Coming now to the works of Josephus, his prefaces give a full account of his historical motives. He originally wrote seven books on the Wars with Rome in Aramaic for the benefit of his own countrymen. He was induced to translate them into Greek because his predecessors had given false accounts, either out of a desire to flatter the Romans or out of hatred to the Jews. He claims that his own work is a true and careful narrative of the events that he had witnessed with his own eyes and had special opportunities of studying accurately. "The writings of my predecessors contain sometimes slanders, sometimes eulogies, but nowhere the accurate truth of the facts." He goes on to complain of the way in which they belittle the action of the Jews in order to aggrandize the Romans, which defeats its own purpose; and he contrasts the merit of one who composes by his own industry a history of events not hitherto faithfully recorded, with the more popular and the easier fashion of writing a fresh history of a period already fully treated, by changing the order and disposition of other men's works.

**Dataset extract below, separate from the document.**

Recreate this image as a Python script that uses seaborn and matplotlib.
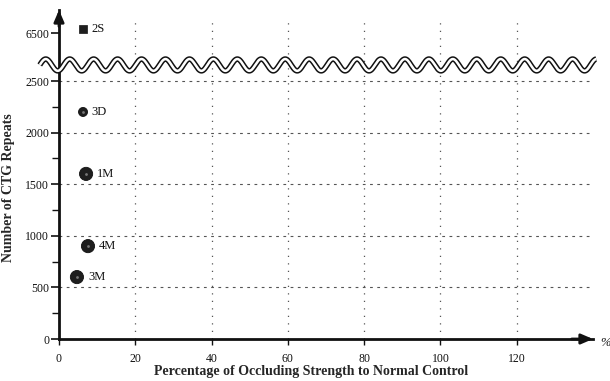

He iterates his determination to record only historical facts, and says, "It is superfluous for me to write about the Antiquities [i.e. the early history] of the Jews, because many before me, both among my own people and the Greeks, have composed the histories of our ancestors very exactly."[1] By the Antiquities he means the Bible narrative. He proposes therefore to begin where the Bible ends and, after a brief survey of the events before his own age, to give a full account of the great Rebellion. Josephus falls short of his promise. Many of the shortcomings he pointed to in his predecessors are glaringly present in his work. Nor is it probable that his profession of having taken notes on the spot is true. At the time of the siege of Jerusalem he had no literary pretensions, and it is unlikely that he contemplated the writing of a history. It has been pointed out that his account is much more accurate in regard to events in which he did not take part than in regard to those in which he assisted.

[Footnote 1: B.J., Preface. The Greek name Archaeologia is regularly rendered by Antiquities, but it means simply the early history.]